To be done
Reproduce the lines of the material exactly, excluding every image.

[Start]

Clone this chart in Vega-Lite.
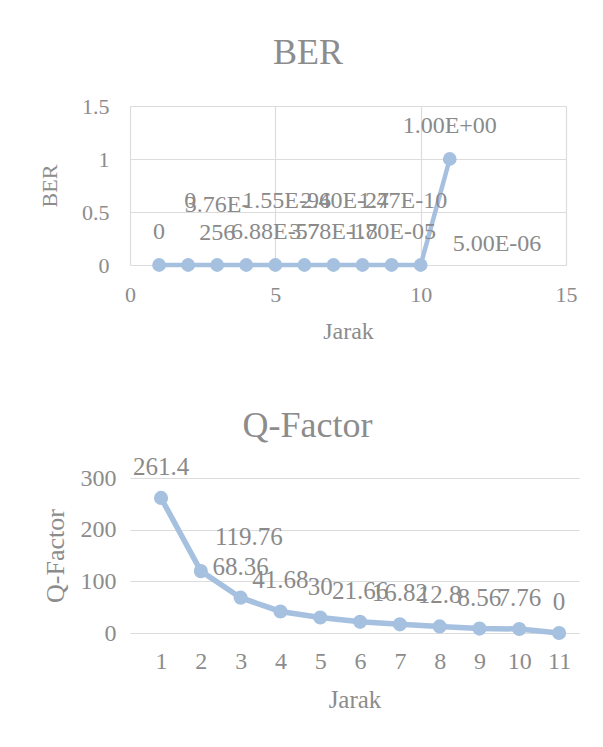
{
  "$schema": "https://vega.github.io/schema/vega-lite/v6.json",
  "background": "white",
  "padding": {"left": 38, "top": 35, "right": 5, "bottom": 5},
  "spacing": 64,
  "config": {
    "font": "Liberation Serif",
    "view": {"stroke": null},
    "axis": {
      "labelColor": "#8c8c8c",
      "titleColor": "#8c8c8c",
      "labelFont": "Liberation Serif",
      "titleFont": "Liberation Serif",
      "titleFontWeight": "normal",
      "gridColor": "#dcdcdc",
      "gridWidth": 1.2,
      "domain": false,
      "ticks": false,
      "labelFlush": false
    },
    "title": {"color": "#8c8c8c", "font": "Liberation Serif", "fontWeight": "normal", "fontSize": 36}
  },
  "vconcat": [
    {
      "width": 436,
      "height": 159,
      "title": {"text": "BER", "dx": -40, "offset": 23},
      "data": {
        "values": [
          {"Jarak": 1, "BER": 0, "label": "0"},
          {"Jarak": 2, "BER": 0, "label": "0"},
          {"Jarak": 3, "BER": 3.76e-256, "label": "3.76E-\n256"},
          {"Jarak": 4, "BER": 1.55e-96, "label": "1.55E-96"},
          {"Jarak": 5, "BER": 6.88e-57, "label": "6.88E-57"},
          {"Jarak": 6, "BER": 2.40e-27, "label": "2.40E-27"},
          {"Jarak": 7, "BER": 3.78e-18, "label": "3.78E-18"},
          {"Jarak": 8, "BER": 1.47e-10, "label": "1.47E-10"},
          {"Jarak": 9, "BER": 1.70e-05, "label": "1.70E-05"},
          {"Jarak": 10, "BER": 5.00e-06, "label": "5.00E-06"},
          {"Jarak": 11, "BER": 1, "label": "1.00E+00"}
        ]
      },
      "encoding": {
        "x": {
          "field": "Jarak", "type": "quantitative",
          "scale": {"domain": [0, 15], "nice": false},
          "axis": {"values": [0, 5, 10, 15], "title": "Jarak", "labelFontSize": 22, "titleFontSize": 24, "labelPadding": 19, "titlePadding": 14, "grid": true}
        },
        "y": {
          "field": "BER", "type": "quantitative",
          "scale": {"domain": [0, 1.5], "nice": false},
          "axis": {"values": [0, 0.5, 1, 1.5], "format": "~g", "title": "BER", "labelFontSize": 22, "titleFontSize": 22, "labelPadding": 21, "titlePadding": 20, "grid": true}
        }
      },
      "layer": [
        {"mark": {"type": "line", "color": "#a6c0e0", "strokeWidth": 4.5}},
        {"mark": {"type": "point", "filled": true, "color": "#a6c0e0", "opacity": 1, "size": 190}},
        {
          "transform": [{"filter": "datum.Jarak % 2 == 1 && datum.Jarak != 3"}],
          "mark": {"type": "text", "align": "center", "baseline": "bottom", "dy": -21, "fontSize": 24, "color": "#8a8a8a"},
          "encoding": {"text": {"field": "label", "type": "nominal"}}
        },
        {
          "transform": [{"filter": "datum.Jarak == 3"}],
          "mark": {"type": "text", "align": "center", "baseline": "bottom", "dy": -48, "fontSize": 24, "color": "#8a8a8a", "lineBreak": "\n", "lineHeight": 28},
          "encoding": {"text": {"field": "label", "type": "nominal"}}
        },
        {
          "transform": [{"filter": "datum.Jarak % 2 == 0 && datum.Jarak < 10"}],
          "mark": {"type": "text", "align": "left", "baseline": "bottom", "dx": -4, "dy": -52, "fontSize": 24, "color": "#8a8a8a"},
          "encoding": {"text": {"field": "label", "type": "nominal"}}
        },
        {
          "transform": [{"filter": "datum.Jarak == 10"}],
          "mark": {"type": "text", "align": "left", "baseline": "bottom", "dx": 32, "dy": -9, "fontSize": 24, "color": "#8a8a8a"},
          "encoding": {"text": {"field": "label", "type": "nominal"}}
        }
      ]
    },
    {
      "width": 449,
      "height": 155,
      "title": {"text": "Q-Factor", "dx": -47, "offset": 10},
      "data": {
        "values": [
          {"Jarak": 1, "Q": 261.4},
          {"Jarak": 2, "Q": 119.76},
          {"Jarak": 3, "Q": 68.36},
          {"Jarak": 4, "Q": 41.68},
          {"Jarak": 5, "Q": 30},
          {"Jarak": 6, "Q": 21.66},
          {"Jarak": 7, "Q": 16.82},
          {"Jarak": 8, "Q": 12.8},
          {"Jarak": 9, "Q": 8.56},
          {"Jarak": 10, "Q": 7.76},
          {"Jarak": 11, "Q": 0}
        ]
      },
      "encoding": {
        "x": {
          "field": "Jarak", "type": "quantitative",
          "scale": {"domain": [0.22, 11.5], "nice": false, "zero": false},
          "axis": {"values": [1, 2, 3, 4, 5, 6, 7, 8, 9, 10, 11], "format": "d", "title": "Jarak", "labelFontSize": 24, "titleFontSize": 25, "labelPadding": 16, "titlePadding": 14, "grid": false}
        },
        "y": {
          "field": "Q", "type": "quantitative",
          "scale": {"domain": [0, 300], "nice": false},
          "axis": {"values": [0, 100, 200, 300], "title": "Q-Factor", "labelFontSize": 24, "titleFontSize": 26, "labelPadding": 14, "titlePadding": 12, "grid": true}
        }
      },
      "layer": [
        {"mark": {"type": "line", "color": "#a6c0e0", "strokeWidth": 5.5}},
        {"mark": {"type": "point", "filled": true, "color": "#a6c0e0", "opacity": 1, "size": 200}},
        {
          "transform": [{"filter": "datum.Jarak != 2"}],
          "mark": {"type": "text", "align": "center", "baseline": "middle", "dy": -31, "fontSize": 25, "color": "#8a8a8a"},
          "encoding": {"text": {"field": "Q", "type": "nominal"}}
        },
        {
          "transform": [{"filter": "datum.Jarak == 2"}],
          "mark": {"type": "text", "align": "center", "baseline": "middle", "dx": 48, "dy": -34, "fontSize": 25, "color": "#8a8a8a"},
          "encoding": {"text": {"field": "Q", "type": "nominal"}}
        }
      ]
    }
  ]
}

[End]

Exercise response
Clone this chart in Vega-Lite.
{
  "$schema": "https://vega.github.io/schema/vega-lite/v6.json",
  "background": "white",
  "padding": {"left": 38, "top": 35, "right": 5, "bottom": 5},
  "spacing": 64,
  "config": {
    "font": "Liberation Serif",
    "view": {"stroke": null},
    "axis": {
      "labelColor": "#8c8c8c",
      "titleColor": "#8c8c8c",
      "labelFont": "Liberation Serif",
      "titleFont": "Liberation Serif",
      "titleFontWeight": "normal",
      "gridColor": "#dcdcdc",
      "gridWidth": 1.2,
      "domain": false,
      "ticks": false,
      "labelFlush": false
    },
    "title": {"color": "#8c8c8c", "font": "Liberation Serif", "fontWeight": "normal", "fontSize": 36}
  },
  "vconcat": [
    {
      "width": 436,
      "height": 159,
      "title": {"text": "BER", "dx": -40, "offset": 23},
      "data": {
        "values": [
          {"Jarak": 1, "BER": 0, "label": "0"},
          {"Jarak": 2, "BER": 0, "label": "0"},
          {"Jarak": 3, "BER": 3.76e-256, "label": "3.76E-\n256"},
          {"Jarak": 4, "BER": 1.55e-96, "label": "1.55E-96"},
          {"Jarak": 5, "BER": 6.88e-57, "label": "6.88E-57"},
          {"Jarak": 6, "BER": 2.40e-27, "label": "2.40E-27"},
          {"Jarak": 7, "BER": 3.78e-18, "label": "3.78E-18"},
          {"Jarak": 8, "BER": 1.47e-10, "label": "1.47E-10"},
          {"Jarak": 9, "BER": 1.70e-05, "label": "1.70E-05"},
          {"Jarak": 10, "BER": 5.00e-06, "label": "5.00E-06"},
          {"Jarak": 11, "BER": 1, "label": "1.00E+00"}
        ]
      },
      "encoding": {
        "x": {
          "field": "Jarak", "type": "quantitative",
          "scale": {"domain": [0, 15], "nice": false},
          "axis": {"values": [0, 5, 10, 15], "title": "Jarak", "labelFontSize": 22, "titleFontSize": 24, "labelPadding": 19, "titlePadding": 14, "grid": true}
        },
        "y": {
          "field": "BER", "type": "quantitative",
          "scale": {"domain": [0, 1.5], "nice": false},
          "axis": {"values": [0, 0.5, 1, 1.5], "format": "~g", "title": "BER", "labelFontSize": 22, "titleFontSize": 22, "labelPadding": 21, "titlePadding": 20, "grid": true}
        }
      },
      "layer": [
        {"mark": {"type": "line", "color": "#a6c0e0", "strokeWidth": 4.5}},
        {"mark": {"type": "point", "filled": true, "color": "#a6c0e0", "opacity": 1, "size": 190}},
        {
          "transform": [{"filter": "datum.Jarak % 2 == 1 && datum.Jarak != 3"}],
          "mark": {"type": "text", "align": "center", "baseline": "bottom", "dy": -21, "fontSize": 24, "color": "#8a8a8a"},
          "encoding": {"text": {"field": "label", "type": "nominal"}}
        },
        {
          "transform": [{"filter": "datum.Jarak == 3"}],
          "mark": {"type": "text", "align": "center", "baseline": "bottom", "dy": -48, "fontSize": 24, "color": "#8a8a8a", "lineBreak": "\n", "lineHeight": 28},
          "encoding": {"text": {"field": "label", "type": "nominal"}}
        },
        {
          "transform": [{"filter": "datum.Jarak % 2 == 0 && datum.Jarak < 10"}],
          "mark": {"type": "text", "align": "left", "baseline": "bottom", "dx": -4, "dy": -52, "fontSize": 24, "color": "#8a8a8a"},
          "encoding": {"text": {"field": "label", "type": "nominal"}}
        },
        {
          "transform": [{"filter": "datum.Jarak == 10"}],
          "mark": {"type": "text", "align": "left", "baseline": "bottom", "dx": 32, "dy": -9, "fontSize": 24, "color": "#8a8a8a"},
          "encoding": {"text": {"field": "label", "type": "nominal"}}
        }
      ]
    },
    {
      "width": 449,
      "height": 155,
      "title": {"text": "Q-Factor", "dx": -47, "offset": 10},
      "data": {
        "values": [
          {"Jarak": 1, "Q": 261.4},
          {"Jarak": 2, "Q": 119.76},
          {"Jarak": 3, "Q": 68.36},
          {"Jarak": 4, "Q": 41.68},
          {"Jarak": 5, "Q": 30},
          {"Jarak": 6, "Q": 21.66},
          {"Jarak": 7, "Q": 16.82},
          {"Jarak": 8, "Q": 12.8},
          {"Jarak": 9, "Q": 8.56},
          {"Jarak": 10, "Q": 7.76},
          {"Jarak": 11, "Q": 0}
        ]
      },
      "encoding": {
        "x": {
          "field": "Jarak", "type": "quantitative",
          "scale": {"domain": [0.22, 11.5], "nice": false, "zero": false},
          "axis": {"values": [1, 2, 3, 4, 5, 6, 7, 8, 9, 10, 11], "format": "d", "title": "Jarak", "labelFontSize": 24, "titleFontSize": 25, "labelPadding": 16, "titlePadding": 14, "grid": false}
        },
        "y": {
          "field": "Q", "type": "quantitative",
          "scale": {"domain": [0, 300], "nice": false},
          "axis": {"values": [0, 100, 200, 300], "title": "Q-Factor", "labelFontSize": 24, "titleFontSize": 26, "labelPadding": 14, "titlePadding": 12, "grid": true}
        }
      },
      "layer": [
        {"mark": {"type": "line", "color": "#a6c0e0", "strokeWidth": 5.5}},
        {"mark": {"type": "point", "filled": true, "color": "#a6c0e0", "opacity": 1, "size": 200}},
        {
          "transform": [{"filter": "datum.Jarak != 2"}],
          "mark": {"type": "text", "align": "center", "baseline": "middle", "dy": -31, "fontSize": 25, "color": "#8a8a8a"},
          "encoding": {"text": {"field": "Q", "type": "nominal"}}
        },
        {
          "transform": [{"filter": "datum.Jarak == 2"}],
          "mark": {"type": "text", "align": "center", "baseline": "middle", "dx": 48, "dy": -34, "fontSize": 25, "color": "#8a8a8a"},
          "encoding": {"text": {"field": "Q", "type": "nominal"}}
        }
      ]
    }
  ]
}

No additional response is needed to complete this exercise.